# Set task
Among the entries below, copy only the span from the line containing "Convert this chart to D3.js code." through the line containing "const h = height". Do so exactly, and skip the pictures.

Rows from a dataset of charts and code
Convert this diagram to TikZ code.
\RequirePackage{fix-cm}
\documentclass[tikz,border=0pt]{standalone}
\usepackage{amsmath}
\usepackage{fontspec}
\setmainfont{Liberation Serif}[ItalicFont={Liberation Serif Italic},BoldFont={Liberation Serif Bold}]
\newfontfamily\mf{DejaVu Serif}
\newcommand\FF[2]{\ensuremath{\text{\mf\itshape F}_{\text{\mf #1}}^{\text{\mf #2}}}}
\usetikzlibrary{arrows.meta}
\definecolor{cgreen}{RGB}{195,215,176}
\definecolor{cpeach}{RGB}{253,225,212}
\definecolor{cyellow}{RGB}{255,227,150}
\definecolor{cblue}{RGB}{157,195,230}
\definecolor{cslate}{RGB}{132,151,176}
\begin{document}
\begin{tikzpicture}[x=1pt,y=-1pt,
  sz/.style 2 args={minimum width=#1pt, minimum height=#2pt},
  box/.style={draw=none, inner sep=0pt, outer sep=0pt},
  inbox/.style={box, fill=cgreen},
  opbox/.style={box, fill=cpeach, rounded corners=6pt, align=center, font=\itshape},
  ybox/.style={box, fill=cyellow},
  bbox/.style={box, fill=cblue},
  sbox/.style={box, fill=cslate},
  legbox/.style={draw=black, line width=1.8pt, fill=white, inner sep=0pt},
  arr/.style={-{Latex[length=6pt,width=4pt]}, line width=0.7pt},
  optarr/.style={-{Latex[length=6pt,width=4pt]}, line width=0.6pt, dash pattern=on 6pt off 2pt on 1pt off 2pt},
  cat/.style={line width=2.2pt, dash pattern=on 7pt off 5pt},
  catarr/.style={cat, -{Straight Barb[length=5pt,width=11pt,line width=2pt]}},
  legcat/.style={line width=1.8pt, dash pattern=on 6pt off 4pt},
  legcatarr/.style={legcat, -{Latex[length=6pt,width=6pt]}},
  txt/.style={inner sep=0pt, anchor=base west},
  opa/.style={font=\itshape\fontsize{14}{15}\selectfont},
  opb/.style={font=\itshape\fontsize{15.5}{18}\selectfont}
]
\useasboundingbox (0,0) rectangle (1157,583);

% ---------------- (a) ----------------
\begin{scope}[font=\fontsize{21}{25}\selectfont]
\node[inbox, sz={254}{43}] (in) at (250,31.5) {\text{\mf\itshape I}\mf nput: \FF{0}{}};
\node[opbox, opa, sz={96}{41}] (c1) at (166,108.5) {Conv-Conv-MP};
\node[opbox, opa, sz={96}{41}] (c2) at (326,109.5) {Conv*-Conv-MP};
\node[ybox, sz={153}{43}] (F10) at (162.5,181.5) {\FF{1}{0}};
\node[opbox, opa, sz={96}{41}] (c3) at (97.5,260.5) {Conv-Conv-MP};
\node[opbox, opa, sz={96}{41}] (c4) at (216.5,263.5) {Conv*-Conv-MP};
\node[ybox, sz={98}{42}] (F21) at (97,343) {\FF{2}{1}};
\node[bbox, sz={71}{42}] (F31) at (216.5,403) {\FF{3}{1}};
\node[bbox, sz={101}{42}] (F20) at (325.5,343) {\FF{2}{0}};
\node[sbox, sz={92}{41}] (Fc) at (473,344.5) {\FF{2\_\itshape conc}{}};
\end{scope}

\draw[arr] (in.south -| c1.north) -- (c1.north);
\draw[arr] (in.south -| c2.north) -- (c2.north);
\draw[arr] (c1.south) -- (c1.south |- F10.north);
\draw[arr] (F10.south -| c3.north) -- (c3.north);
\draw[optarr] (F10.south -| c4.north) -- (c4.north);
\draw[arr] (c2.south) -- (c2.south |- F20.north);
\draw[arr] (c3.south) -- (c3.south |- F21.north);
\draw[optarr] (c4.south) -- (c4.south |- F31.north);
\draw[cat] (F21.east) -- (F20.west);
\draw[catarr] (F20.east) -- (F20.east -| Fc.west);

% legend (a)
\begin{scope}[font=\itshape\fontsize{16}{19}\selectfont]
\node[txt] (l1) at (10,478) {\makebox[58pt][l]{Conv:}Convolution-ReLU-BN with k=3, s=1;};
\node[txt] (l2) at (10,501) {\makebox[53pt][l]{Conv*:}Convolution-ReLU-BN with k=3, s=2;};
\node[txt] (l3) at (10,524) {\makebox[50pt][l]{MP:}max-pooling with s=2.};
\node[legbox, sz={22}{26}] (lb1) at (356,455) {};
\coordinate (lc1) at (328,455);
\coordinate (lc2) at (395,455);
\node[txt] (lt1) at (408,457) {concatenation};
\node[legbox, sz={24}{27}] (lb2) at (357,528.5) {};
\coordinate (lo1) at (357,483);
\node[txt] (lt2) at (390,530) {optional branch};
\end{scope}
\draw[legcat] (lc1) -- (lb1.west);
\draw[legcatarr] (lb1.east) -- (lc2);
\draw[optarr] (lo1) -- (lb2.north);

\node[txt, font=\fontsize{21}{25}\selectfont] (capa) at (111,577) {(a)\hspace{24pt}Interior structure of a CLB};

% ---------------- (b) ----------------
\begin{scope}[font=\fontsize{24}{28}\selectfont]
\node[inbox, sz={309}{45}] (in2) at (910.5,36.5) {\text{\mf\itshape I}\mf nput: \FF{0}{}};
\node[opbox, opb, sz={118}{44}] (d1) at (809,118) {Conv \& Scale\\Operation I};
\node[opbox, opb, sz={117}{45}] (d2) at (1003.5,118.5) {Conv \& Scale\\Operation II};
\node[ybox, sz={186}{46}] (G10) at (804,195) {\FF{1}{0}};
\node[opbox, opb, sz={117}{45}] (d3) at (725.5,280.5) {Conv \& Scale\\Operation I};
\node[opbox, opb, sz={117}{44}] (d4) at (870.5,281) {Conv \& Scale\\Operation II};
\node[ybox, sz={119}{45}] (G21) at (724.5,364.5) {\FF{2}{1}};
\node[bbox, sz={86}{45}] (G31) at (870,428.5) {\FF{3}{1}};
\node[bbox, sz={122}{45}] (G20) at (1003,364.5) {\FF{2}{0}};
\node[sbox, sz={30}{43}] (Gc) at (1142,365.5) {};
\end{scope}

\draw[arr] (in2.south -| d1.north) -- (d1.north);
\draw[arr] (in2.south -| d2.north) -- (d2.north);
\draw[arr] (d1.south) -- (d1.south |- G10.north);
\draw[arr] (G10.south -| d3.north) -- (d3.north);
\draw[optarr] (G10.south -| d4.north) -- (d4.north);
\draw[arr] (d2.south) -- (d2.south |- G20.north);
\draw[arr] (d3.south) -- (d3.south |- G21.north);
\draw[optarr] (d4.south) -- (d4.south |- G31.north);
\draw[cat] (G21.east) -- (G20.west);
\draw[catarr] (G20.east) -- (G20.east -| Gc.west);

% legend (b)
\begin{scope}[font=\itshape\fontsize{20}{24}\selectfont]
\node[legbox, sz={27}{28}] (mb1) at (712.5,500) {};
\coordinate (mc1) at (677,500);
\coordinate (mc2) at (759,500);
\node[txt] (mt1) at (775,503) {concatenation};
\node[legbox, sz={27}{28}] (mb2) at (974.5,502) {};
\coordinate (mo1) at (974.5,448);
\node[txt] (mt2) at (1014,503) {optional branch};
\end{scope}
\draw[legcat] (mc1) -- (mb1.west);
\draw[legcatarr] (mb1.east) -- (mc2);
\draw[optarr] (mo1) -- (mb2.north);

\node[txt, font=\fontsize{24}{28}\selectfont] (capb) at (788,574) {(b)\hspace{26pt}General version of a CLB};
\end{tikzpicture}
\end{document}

---

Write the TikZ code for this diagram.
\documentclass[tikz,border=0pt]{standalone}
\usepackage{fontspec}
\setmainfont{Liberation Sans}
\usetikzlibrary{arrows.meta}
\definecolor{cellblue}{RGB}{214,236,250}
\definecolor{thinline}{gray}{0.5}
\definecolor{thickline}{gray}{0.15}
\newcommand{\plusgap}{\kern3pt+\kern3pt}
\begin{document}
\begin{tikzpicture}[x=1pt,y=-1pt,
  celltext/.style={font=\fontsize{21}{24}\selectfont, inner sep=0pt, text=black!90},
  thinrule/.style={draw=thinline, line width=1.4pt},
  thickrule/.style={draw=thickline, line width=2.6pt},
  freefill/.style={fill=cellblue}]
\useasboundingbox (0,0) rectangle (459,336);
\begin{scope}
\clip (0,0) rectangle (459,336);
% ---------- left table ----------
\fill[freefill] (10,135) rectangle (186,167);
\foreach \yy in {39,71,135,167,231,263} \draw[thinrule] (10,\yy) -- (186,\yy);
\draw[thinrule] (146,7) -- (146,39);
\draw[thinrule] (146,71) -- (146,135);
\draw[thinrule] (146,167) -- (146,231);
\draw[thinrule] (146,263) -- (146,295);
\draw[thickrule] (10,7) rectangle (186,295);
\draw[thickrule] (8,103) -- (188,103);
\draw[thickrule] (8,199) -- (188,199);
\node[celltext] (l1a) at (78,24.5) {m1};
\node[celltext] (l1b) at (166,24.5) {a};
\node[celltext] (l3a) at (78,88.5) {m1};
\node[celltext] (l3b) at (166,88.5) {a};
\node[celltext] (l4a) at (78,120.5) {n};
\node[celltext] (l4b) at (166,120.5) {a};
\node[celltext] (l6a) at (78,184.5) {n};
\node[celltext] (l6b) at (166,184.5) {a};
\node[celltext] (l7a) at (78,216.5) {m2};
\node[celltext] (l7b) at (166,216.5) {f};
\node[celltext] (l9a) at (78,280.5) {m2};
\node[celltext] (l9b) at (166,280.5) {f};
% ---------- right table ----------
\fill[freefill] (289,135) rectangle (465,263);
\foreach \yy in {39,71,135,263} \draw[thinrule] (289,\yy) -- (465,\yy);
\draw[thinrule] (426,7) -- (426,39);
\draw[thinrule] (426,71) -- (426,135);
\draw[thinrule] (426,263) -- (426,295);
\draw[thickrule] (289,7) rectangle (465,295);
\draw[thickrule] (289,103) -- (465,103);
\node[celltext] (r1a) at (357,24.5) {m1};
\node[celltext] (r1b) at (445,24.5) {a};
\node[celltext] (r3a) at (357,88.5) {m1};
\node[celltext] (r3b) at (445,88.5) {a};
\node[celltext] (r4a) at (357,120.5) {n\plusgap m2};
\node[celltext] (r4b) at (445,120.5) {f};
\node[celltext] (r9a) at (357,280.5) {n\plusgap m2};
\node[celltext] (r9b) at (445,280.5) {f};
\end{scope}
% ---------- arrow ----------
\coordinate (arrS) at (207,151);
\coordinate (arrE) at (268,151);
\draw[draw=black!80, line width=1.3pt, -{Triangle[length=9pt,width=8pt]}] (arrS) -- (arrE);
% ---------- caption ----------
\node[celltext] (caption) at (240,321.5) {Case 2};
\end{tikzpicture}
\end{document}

* * *

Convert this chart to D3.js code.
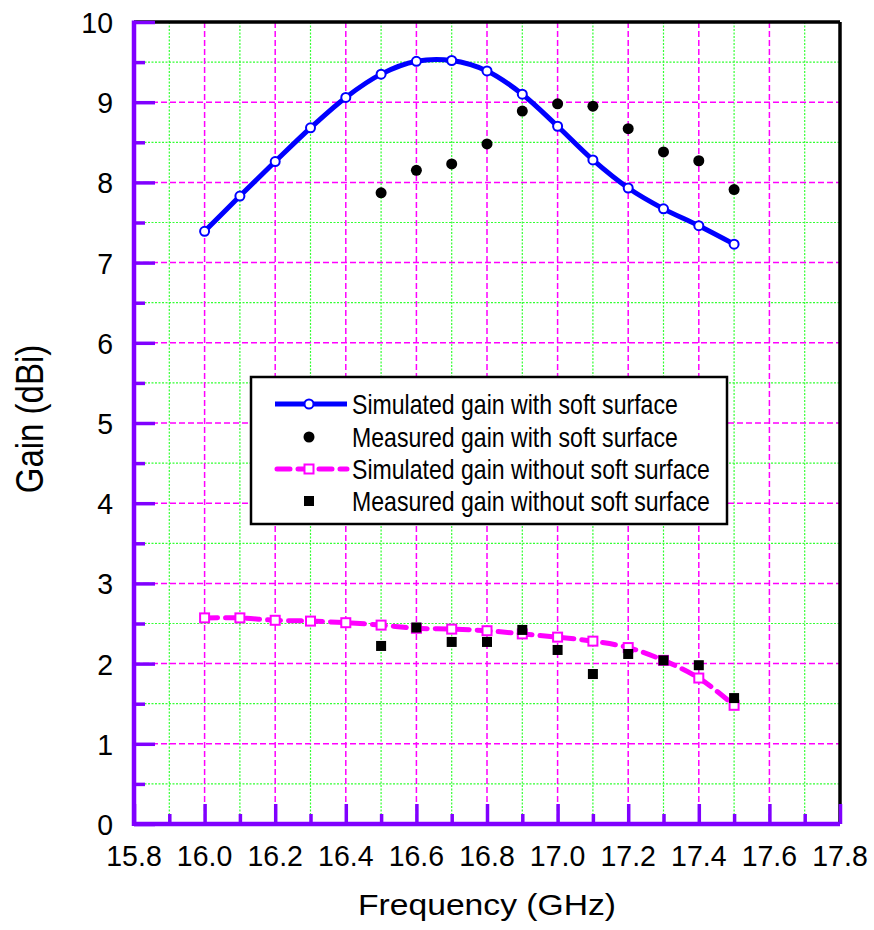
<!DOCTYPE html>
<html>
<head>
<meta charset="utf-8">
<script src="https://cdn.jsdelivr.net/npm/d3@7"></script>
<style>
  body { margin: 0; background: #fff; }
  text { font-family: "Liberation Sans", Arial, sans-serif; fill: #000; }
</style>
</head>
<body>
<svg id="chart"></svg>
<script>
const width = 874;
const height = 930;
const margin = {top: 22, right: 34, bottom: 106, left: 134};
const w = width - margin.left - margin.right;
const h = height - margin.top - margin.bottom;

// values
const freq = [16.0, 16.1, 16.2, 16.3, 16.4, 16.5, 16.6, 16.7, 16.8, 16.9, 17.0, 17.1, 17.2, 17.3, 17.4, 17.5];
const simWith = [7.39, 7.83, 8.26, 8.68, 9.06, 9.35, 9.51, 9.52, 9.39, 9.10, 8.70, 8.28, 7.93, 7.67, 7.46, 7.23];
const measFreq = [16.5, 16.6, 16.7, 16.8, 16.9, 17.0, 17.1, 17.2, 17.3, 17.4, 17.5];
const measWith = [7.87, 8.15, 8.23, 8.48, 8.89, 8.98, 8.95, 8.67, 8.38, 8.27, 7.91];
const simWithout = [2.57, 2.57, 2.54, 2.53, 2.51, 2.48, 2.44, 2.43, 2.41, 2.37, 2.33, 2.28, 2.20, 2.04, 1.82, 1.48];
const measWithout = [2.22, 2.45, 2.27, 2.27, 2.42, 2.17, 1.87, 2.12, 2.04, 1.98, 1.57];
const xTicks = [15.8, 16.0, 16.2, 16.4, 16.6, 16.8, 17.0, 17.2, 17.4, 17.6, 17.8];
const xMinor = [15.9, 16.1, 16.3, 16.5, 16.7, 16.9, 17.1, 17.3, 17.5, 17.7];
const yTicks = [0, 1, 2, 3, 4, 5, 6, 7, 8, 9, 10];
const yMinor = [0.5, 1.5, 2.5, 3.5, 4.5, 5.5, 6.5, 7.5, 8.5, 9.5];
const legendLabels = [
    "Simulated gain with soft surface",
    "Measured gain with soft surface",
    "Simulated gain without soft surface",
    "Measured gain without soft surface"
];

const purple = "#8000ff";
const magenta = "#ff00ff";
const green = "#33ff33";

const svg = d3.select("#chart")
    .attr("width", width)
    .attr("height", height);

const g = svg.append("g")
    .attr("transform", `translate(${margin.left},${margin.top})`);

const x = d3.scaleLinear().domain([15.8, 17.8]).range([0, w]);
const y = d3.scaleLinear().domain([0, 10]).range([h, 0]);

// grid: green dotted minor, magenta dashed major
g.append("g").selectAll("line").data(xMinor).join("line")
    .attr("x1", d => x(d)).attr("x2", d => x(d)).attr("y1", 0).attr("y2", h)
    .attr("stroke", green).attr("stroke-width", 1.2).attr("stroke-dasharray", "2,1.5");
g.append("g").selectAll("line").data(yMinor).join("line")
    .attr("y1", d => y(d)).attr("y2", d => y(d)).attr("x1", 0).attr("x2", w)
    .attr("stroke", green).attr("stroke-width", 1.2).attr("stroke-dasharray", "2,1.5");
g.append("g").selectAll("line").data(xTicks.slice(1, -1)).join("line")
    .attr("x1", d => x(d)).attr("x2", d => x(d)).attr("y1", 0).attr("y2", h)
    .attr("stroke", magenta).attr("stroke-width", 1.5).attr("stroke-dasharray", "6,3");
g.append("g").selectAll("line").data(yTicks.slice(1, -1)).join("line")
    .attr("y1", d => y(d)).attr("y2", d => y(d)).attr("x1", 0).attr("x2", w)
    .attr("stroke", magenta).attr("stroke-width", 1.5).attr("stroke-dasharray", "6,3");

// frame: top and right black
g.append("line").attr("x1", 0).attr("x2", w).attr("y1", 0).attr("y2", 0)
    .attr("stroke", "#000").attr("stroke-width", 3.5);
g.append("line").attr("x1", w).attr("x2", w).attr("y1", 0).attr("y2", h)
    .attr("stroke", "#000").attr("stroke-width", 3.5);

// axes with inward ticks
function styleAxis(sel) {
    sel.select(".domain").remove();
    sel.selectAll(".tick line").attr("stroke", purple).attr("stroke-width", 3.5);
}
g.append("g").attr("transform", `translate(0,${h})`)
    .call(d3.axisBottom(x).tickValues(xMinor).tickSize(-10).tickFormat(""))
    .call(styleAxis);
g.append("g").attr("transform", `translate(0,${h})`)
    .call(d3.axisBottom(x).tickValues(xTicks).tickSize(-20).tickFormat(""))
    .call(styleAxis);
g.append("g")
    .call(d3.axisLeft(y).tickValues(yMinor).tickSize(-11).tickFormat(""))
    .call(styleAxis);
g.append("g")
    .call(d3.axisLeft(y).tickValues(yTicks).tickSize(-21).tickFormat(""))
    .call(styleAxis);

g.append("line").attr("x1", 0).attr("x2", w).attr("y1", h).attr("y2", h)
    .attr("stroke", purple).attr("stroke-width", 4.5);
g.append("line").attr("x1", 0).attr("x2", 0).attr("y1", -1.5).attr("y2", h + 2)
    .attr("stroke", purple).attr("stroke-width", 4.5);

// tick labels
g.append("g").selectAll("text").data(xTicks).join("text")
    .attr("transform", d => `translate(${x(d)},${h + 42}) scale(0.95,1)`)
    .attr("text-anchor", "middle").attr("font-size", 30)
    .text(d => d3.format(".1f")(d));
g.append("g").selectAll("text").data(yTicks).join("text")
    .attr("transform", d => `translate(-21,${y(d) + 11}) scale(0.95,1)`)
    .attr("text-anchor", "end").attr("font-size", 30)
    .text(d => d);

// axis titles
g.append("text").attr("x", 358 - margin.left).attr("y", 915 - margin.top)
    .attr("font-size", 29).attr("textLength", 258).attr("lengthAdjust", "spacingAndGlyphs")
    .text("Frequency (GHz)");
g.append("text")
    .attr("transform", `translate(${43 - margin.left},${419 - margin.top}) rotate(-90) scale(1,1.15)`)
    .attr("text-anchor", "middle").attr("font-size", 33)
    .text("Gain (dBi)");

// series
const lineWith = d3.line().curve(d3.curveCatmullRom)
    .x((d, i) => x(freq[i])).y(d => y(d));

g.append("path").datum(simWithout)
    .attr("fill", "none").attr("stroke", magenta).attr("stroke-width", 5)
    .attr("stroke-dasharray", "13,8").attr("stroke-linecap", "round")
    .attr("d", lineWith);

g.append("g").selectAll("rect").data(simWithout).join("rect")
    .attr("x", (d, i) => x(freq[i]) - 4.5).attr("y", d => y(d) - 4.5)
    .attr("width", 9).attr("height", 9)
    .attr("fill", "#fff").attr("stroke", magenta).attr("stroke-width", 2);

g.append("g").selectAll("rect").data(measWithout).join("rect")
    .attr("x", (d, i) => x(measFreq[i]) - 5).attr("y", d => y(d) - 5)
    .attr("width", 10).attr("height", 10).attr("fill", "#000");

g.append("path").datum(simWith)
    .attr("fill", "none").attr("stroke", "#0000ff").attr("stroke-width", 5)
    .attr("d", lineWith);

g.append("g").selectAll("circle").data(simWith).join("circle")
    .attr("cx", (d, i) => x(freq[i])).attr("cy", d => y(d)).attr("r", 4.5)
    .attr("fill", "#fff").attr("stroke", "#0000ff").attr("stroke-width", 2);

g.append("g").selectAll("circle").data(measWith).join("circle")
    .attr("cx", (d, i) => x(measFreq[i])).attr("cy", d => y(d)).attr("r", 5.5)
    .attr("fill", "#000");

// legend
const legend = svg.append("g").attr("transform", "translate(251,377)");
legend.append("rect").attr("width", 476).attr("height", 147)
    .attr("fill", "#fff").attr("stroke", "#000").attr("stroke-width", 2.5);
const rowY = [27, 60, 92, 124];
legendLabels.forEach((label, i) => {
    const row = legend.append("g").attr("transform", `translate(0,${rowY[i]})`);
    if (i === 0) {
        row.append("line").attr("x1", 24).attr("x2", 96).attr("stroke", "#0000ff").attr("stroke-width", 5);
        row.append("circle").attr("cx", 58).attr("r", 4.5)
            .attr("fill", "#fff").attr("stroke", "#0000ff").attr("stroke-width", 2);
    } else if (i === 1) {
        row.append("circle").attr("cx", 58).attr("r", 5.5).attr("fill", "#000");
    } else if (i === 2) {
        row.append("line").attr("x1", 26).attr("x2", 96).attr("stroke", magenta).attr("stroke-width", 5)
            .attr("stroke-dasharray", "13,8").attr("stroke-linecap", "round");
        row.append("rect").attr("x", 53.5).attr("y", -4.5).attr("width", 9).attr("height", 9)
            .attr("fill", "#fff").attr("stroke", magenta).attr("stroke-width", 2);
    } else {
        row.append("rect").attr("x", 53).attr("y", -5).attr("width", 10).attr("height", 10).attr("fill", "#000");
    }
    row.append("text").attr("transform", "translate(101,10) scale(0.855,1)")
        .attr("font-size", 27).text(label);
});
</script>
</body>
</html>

# Task output
Convert this chart to D3.js code.
<!DOCTYPE html>
<html>
<head>
<meta charset="utf-8">
<script src="https://cdn.jsdelivr.net/npm/d3@7"></script>
<style>
  body { margin: 0; background: #fff; }
  text { font-family: "Liberation Sans", Arial, sans-serif; fill: #000; }
</style>
</head>
<body>
<svg id="chart"></svg>
<script>
const width = 874;
const height = 930;
const margin = {top: 22, right: 34, bottom: 106, left: 134};
const w = width - margin.left - margin.right;
const h = height - margin.top - margin.bottom;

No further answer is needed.